Learning objectives
- Collect random trajectories from CartPole and train a neural network to predict the next state given (state, action).
- Evaluate prediction accuracy over 1 step, 5 steps, and 10 steps; observe compounding error as the horizon grows.
- Relate model error to the limitations of long-horizon model-based rollouts.
Concept and real-world RL
A world model (or dynamics model) predicts \(s_{t+1}\) from \(s_t, a_t\). We can train it on collected data (e.g. MSE loss). Errors compound over multi-step rollouts: a small 1-step error becomes large after many steps. In robot navigation, learned models are used for short-horizon planning; in game AI (e.g. Dreamer), models are used in latent space to reduce dimensionality and control rollouts. Understanding compounding error is key to designing model-based algorithms.
Where you see this in practice: World models appear in Dreamer, MBPO, and PILCO; robotics often uses short model rollouts.

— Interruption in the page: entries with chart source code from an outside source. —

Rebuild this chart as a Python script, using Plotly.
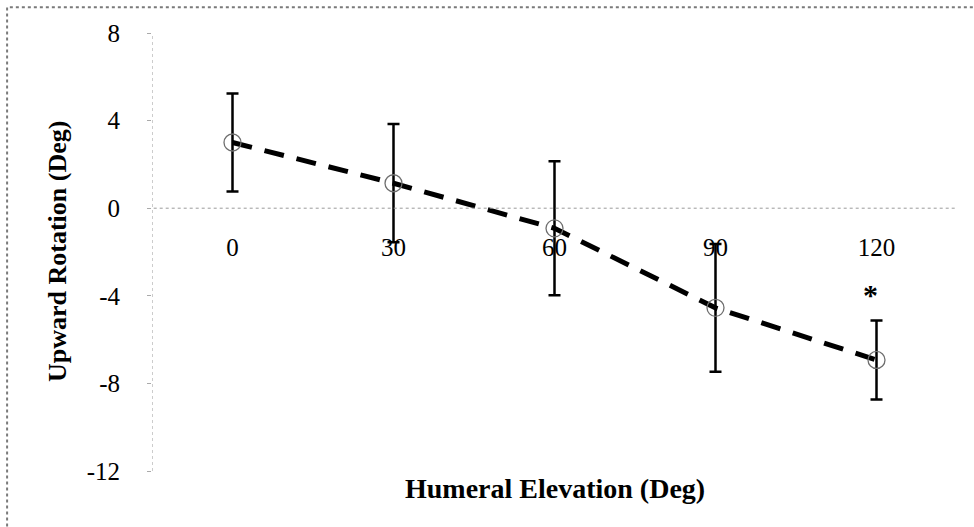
import plotly.graph_objects as go

# Data
elevation = [0, 30, 60, 90, 120]
rotation_mean = [3.0, 1.14, -0.92, -4.55, -6.93]
rotation_sd = [2.24, 2.7, 3.06, 2.92, 1.8]
significance = ["", "", "", "", "*"]
y_ticks = [-12, -8, -4, 0, 4, 8]
y_tick_labels = ["-12", "-8", "-4", "0", "4", "8"]
x_title = "Humeral Elevation (Deg)"
y_title = "Upward Rotation (Deg)"

FONT = "Liberation Serif, Times New Roman, serif"

fig = go.Figure()

fig.add_trace(go.Scatter(
    x=elevation, y=rotation_mean,
    mode="lines+markers",
    line=dict(color="black", width=5, dash="20px,13px"),
    marker=dict(symbol="circle-open", size=17, color="#6e6e6e", line=dict(width=1.3, color="#6e6e6e")),
    error_y=dict(type="data", array=rotation_sd, visible=True, color="black", thickness=2.5, width=6),
    showlegend=False,
    hoverinfo="x+y",
))

# significance markers
for xv, m, s, sig in zip(elevation, rotation_mean, rotation_sd, significance):
    if sig:
        fig.add_annotation(x=xv, y=m + s, xref="x", yref="y", text="<b>%s</b>" % sig, showarrow=False,
                           xshift=-6, yshift=26, font=dict(family=FONT, size=30, color="black"))

# zero line (dotted) and y axis line (dotted)
fig.add_shape(type="line", xref="x", yref="y", x0=-15.8, x1=135, y0=0, y1=0,
              line=dict(color="#9a9a9a", width=1, dash="dot"))
fig.add_shape(type="line", xref="x", yref="y", x0=-15, x1=-15, y0=-12, y1=8,
              line=dict(color="#9a9a9a", width=1, dash="dot"))

# outer dotted frame
fig.add_shape(type="rect", xref="paper", yref="paper", x0=-0.18, x1=1.05, y0=-0.2, y1=1.059,
              line=dict(color="#7a7a7a", width=2, dash="dot"), layer="below")

# axis titles
fig.add_annotation(x=0.5, y=-0.039, xref="paper", yref="paper", text="<b>%s</b>" % x_title,
                   showarrow=False, font=dict(family=FONT, size=28, color="black"),
                   xanchor="center", yanchor="middle")
fig.add_annotation(x=-0.118, y=0.5, xref="paper", yref="paper", text="<b>%s</b>" % y_title,
                   showarrow=False, textangle=-90, font=dict(family=FONT, size=26, color="black"),
                   xanchor="center", yanchor="middle")

fig.update_layout(
    width=974, height=527,
    margin=dict(l=152, r=17, t=33, b=56),
    paper_bgcolor="white", plot_bgcolor="white",
    font=dict(family=FONT, size=25, color="black"),
    xaxis=dict(range=[-15, 135], tickvals=elevation, ticktext=[str(v) for v in elevation],
               showgrid=False, zeroline=False, showline=False, ticks="",
               anchor="free", position=0.6, ticklabelstandoff=22,
               tickfont=dict(family=FONT, size=25, color="black")),
    yaxis=dict(range=[-12, 8], tickvals=y_ticks, ticktext=y_tick_labels,
               showgrid=False, zeroline=False, showline=False,
               ticks="outside", ticklen=4, tickcolor="#aaaaaa", ticklabelstandoff=22,
               tickfont=dict(family=FONT, size=25, color="black")),
)

fig.write_html("out.html")
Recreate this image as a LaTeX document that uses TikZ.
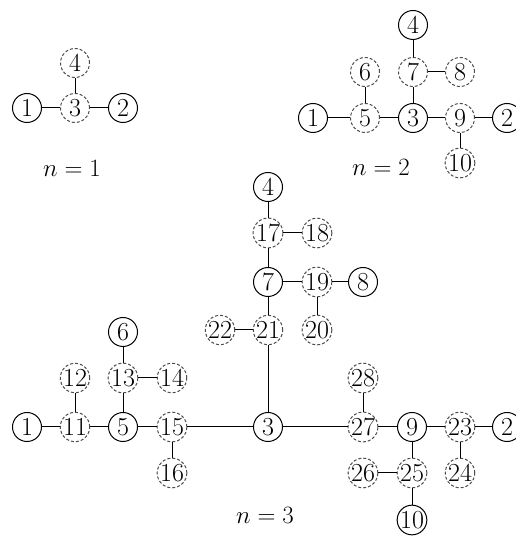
\documentclass[tikz,border=0pt]{standalone}
\begin{document}
\begin{tikzpicture}[x=1pt,y=1pt,
  sc/.style={circle,draw=black,line width=1pt,minimum size=29pt,inner sep=0pt,font=\fontsize{26}{26}\selectfont},
  dc/.style={circle,draw=black!70,dash pattern=on 3pt off 2pt,line width=1pt,minimum size=29pt,inner sep=0pt,font=\fontsize{26}{26}\selectfont},
  ed/.style={draw=black,line width=1pt},
  lab/.style={font=\fontsize{25}{25}\selectfont}]
\useasboundingbox (0,0) rectangle (516,536);
\clip (0,0) rectangle (516,536);
% n=1
\node[sc] (a1) at (27,428) {1};
\node[dc] (a3) at (75,428) {3};
\node[sc] (a2) at (123,428) {2};
\node[dc] (a4) at (75,473) {4};
\draw[ed] (a1)--(a3) (a3)--(a2) (a3)--(a4);
\node[lab] (l1) at (72,368) {$n=1$};
% n=2
\node[sc] (b4) at (413,511) {4};
\node[dc] (b6) at (365,464) {6};
\node[dc] (b7) at (413,464) {7};
\node[dc] (b8) at (460,464) {8};
\node[sc] (b1) at (313,418) {1};
\node[dc] (b5) at (365,418) {5};
\node[sc] (b3) at (413,418) {3};
\node[dc] (b9) at (460,418) {9};
\node[sc] (b2) at (507,418) {2};
\node[dc] (b10) at (460,373) {10};
\draw[ed] (b1)--(b5) (b5)--(b3) (b3)--(b9) (b9)--(b2) (b5)--(b6) (b3)--(b7) (b7)--(b4) (b7)--(b8) (b9)--(b10);
\node[lab] (l2) at (381,369) {$n=2$};
% n=3
\node[sc] (c4) at (268,349) {4};
\node[dc] (c17) at (268,303) {17};
\node[dc] (c18) at (317,303) {18};
\node[sc] (c7) at (268,254) {7};
\node[dc] (c19) at (317,254) {19};
\node[sc] (c8) at (363,254) {8};
\node[dc] (c22) at (220,206) {22};
\node[dc] (c21) at (268,206) {21};
\node[dc] (c20) at (317,206) {20};
\node[sc] (c6) at (123,204) {6};
\node[dc] (c12) at (75,158) {12};
\node[dc] (c13) at (123,158) {13};
\node[dc] (c14) at (172,158) {14};
\node[dc] (c28) at (363,158) {28};
\node[sc] (c1) at (27,109) {1};
\node[dc] (c11) at (75,109) {11};
\node[sc] (c5) at (123,109) {5};
\node[dc] (c15) at (172,109) {15};
\node[sc] (c3) at (268,109) {3};
\node[dc] (c27) at (363,109) {27};
\node[sc] (c9) at (412,109) {9};
\node[dc] (c23) at (460,109) {23};
\node[sc] (c2) at (507,109) {2};
\node[dc] (c16) at (172,63) {16};
\node[dc] (c26) at (363,63) {26};
\node[dc] (c25) at (412,63) {25};
\node[dc] (c24) at (460,63) {24};
\node[sc] (c10) at (412,16) {10};
\draw[ed] (c1)--(c11) (c11)--(c12) (c11)--(c5) (c5)--(c13) (c13)--(c6) (c13)--(c14)
  (c5)--(c15) (c15)--(c16) (c15)--(c3) (c3)--(c21) (c21)--(c22) (c21)--(c7)
  (c7)--(c17) (c17)--(c4) (c17)--(c18) (c7)--(c19) (c19)--(c8) (c19)--(c20)
  (c3)--(c27) (c27)--(c28) (c27)--(c9) (c9)--(c25) (c25)--(c26) (c25)--(c10)
  (c9)--(c23) (c23)--(c24) (c23)--(c2);
\node[lab] (l3) at (265,21) {$n=3$};
\end{tikzpicture}
\end{document}
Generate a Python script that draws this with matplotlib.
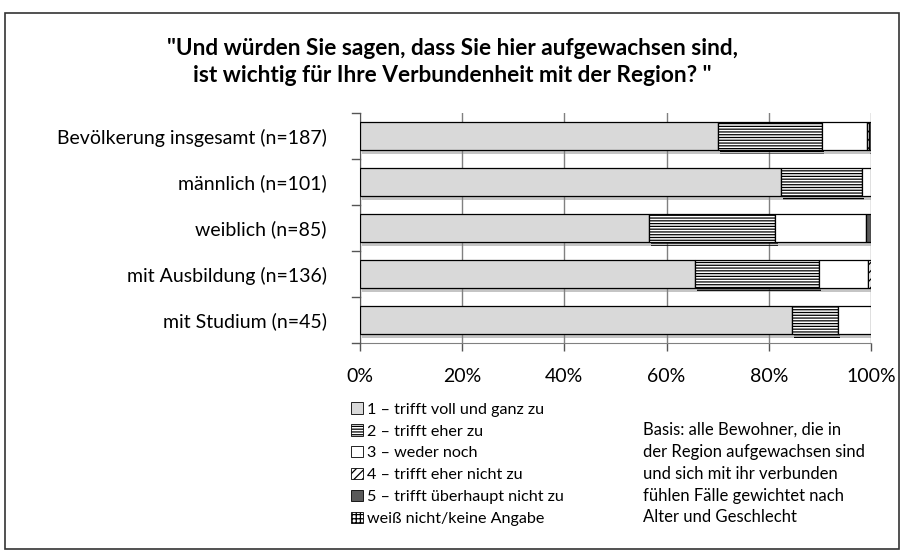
import matplotlib
matplotlib.use('Agg')
import matplotlib.pyplot as plt
from matplotlib.patches import Patch, Rectangle
from matplotlib import patheffects as pe

plt.rcParams['font.family'] = ['Lato', 'DejaVu Sans']
plt.rcParams['hatch.linewidth'] = 0.9

# Daten
categories = ['Bevölkerung insgesamt (n=187)', 'männlich (n=101)', 'weiblich (n=85)',
              'mit Ausbildung (n=136)', 'mit Studium (n=45)']
s1_voll = [70.1, 82.3, 56.6, 65.6, 84.6]
s2_eher = [20.3, 16.0, 24.7, 24.3, 9.0]
s3_weder = [8.9, 1.7, 17.7, 9.6, 6.4]
s4_eher_nicht = [0.4, 0.0, 0.0, 0.5, 0.0]
s5_ueberhaupt = [0.3, 0.0, 1.0, 0.0, 0.0]
s6_weiss = [0.0, 0.0, 0.0, 0.0, 0.0]

series_labels = ['1 – trifft voll und ganz zu', '2 – trifft eher zu', '3 – weder noch',
                 '4 – trifft eher nicht zu', '5 – trifft überhaupt nicht zu',
                 'weiß nicht/keine Angabe']
x_ticks = [0, 20, 40, 60, 80, 100]
x_ticklabels = ['0%', '20%', '40%', '60%', '80%', '100%']

title = '"Und würden Sie sagen, dass Sie hier aufgewachsen sind,\nist wichtig für Ihre Verbundenheit mit der Region? "'
basis = ('Basis: alle Bewohner, die in\nder Region aufgewachsen sind\n'
         'und sich mit ihr verbunden\nfühlen Fälle gewichtet nach\nAlter und Geschlecht')

# Stile
styles = [
    dict(facecolor='#d9d9d9', hatch=None),
    dict(facecolor='white', hatch='------'),
    dict(facecolor='white', hatch=None),
    dict(facecolor='white', hatch='////'),
    dict(facecolor='#595959', hatch=None),
    dict(facecolor='white', hatch='++++'),
]

fig = plt.figure(figsize=(9.05, 5.52), dpi=100)
ax = fig.add_axes([360 / 905, 1 - 343 / 552, 511 / 905, 230 / 552])

all_series = [s1_voll, s2_eher, s3_weder, s4_eher_nicht, s5_ueberhaupt, s6_weiss]
ypos = list(range(len(categories)))
left = [0.0] * len(categories)
shadow = [pe.SimplePatchShadow(offset=(1.5, -2.5), shadow_rgbFace='#808080', alpha=0.45), pe.Normal()]

for vals, st in zip(all_series, styles):
    for i, v in enumerate(vals):
        if v > 0:
            b = ax.barh(i, v, left=left[i], height=0.62, facecolor=st['facecolor'],
                        hatch=st['hatch'], edgecolor='black', linewidth=0.9, zorder=3)
            b.patches[0].set_path_effects(shadow)
        left[i] += v

ax.set_xlim(0, 100)
ax.set_ylim(len(categories) - 0.5, -0.5)
ax.set_xticks(x_ticks)
ax.set_xticklabels(x_ticklabels, fontsize=14)
ax.set_yticks(ypos)
ax.set_yticklabels(categories, fontsize=14)
ax.tick_params(axis='y', length=0, pad=24)
ax.tick_params(axis='x', length=6, width=1, color='#555555', pad=12)
for y in [-0.5, 0.5, 1.5, 2.5, 3.5, 4.5]:
    ax.plot([-1.6, 0], [y, y], color='#555555', lw=1, clip_on=False, zorder=4)
ax.grid(axis='x', color='#808080', lw=1, zorder=1)
for s in ['top', 'right']:
    ax.spines[s].set_visible(False)
ax.spines['left'].set_color('#555555')
ax.spines['bottom'].set_color('#808080')

fig.text(0.5, 1 - 62 / 552, title, ha='center', va='center', fontsize=16.3,
         fontweight='bold', linespacing=1.35)

handles = [Patch(facecolor=st['facecolor'], hatch=st['hatch'], edgecolor='black', linewidth=0.6)
           for st in styles]
fig.legend(handles, series_labels, loc='upper left', bbox_to_anchor=(345 / 905, 1 - 396 / 552),
           frameon=False, fontsize=11.6, handlelength=0.7, handleheight=0.7,
           handletextpad=0.25, labelspacing=0.47, borderaxespad=0)

fig.text(643 / 905, 1 - 422 / 552, basis, ha='left', va='top', fontsize=12, linespacing=1.45)

fig.patches.append(Rectangle((5 / 905, 1 - 549 / 552), 894 / 905, 536 / 552, transform=fig.transFigure,
                             fill=False, edgecolor='#333333', linewidth=1.2))

plt.savefig('out.png', dpi=100, facecolor='white')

Illustration (prediction error): A learned dynamics model’s prediction error typically grows with the number of steps (compounding). The chart below shows MSE between predicted and true next state over rollout length.
Exercise: Collect random trajectories from the CartPole environment. Train a neural network to predict the next state given current state and action. Evaluate its prediction accuracy over multiple steps and note the compounding error.
Professor’s hints
- Data: run random policy for 10k steps, store (s, a, s’). Train: input (s, a), target s’; use MSE. Split train/val.
- Evaluation: from a held-out s0, rollout the model for 1, 5, 10 steps (feeding predicted s as input). Compare predicted s_t to true s_t from the env (same actions). Plot MSE vs step; it typically grows.
- Compounding: small errors at each step accumulate; the model never saw its own predictions during training (distribution shift).
Common pitfalls
- Training on same distribution as evaluation: When you rollout the model, you feed it predicted states, not real ones. So long-horizon error reflects distribution shift (model sees its own errors).
- Normalization: Normalize state and action for training; denormalize for env comparison.
Worked solution (warm-up: world model)
Key idea: Train a model \(\hat{s}_{t+1} = f(s_t, a_t)\) (and optionally \(\hat{r}_t\)) on collected transitions. Use it to generate imagined rollouts for planning or for training a policy in the latent space. Evaluate by 1-step and multi-step prediction error (MSE). The model improves sample efficiency when it is accurate; long-horizon rollout error typically grows (compounding).
Extra practice
- Warm-up: Why does 10-step prediction error usually exceed 1-step error?
- Coding: Train the model; plot 1-step, 5-step, 10-step MSE on a validation set. Fit a curve (e.g. exponential) to error vs step.
- Challenge: Use an ensemble of 5 models and take the mean prediction. Does ensemble reduce compounding error over 10 steps?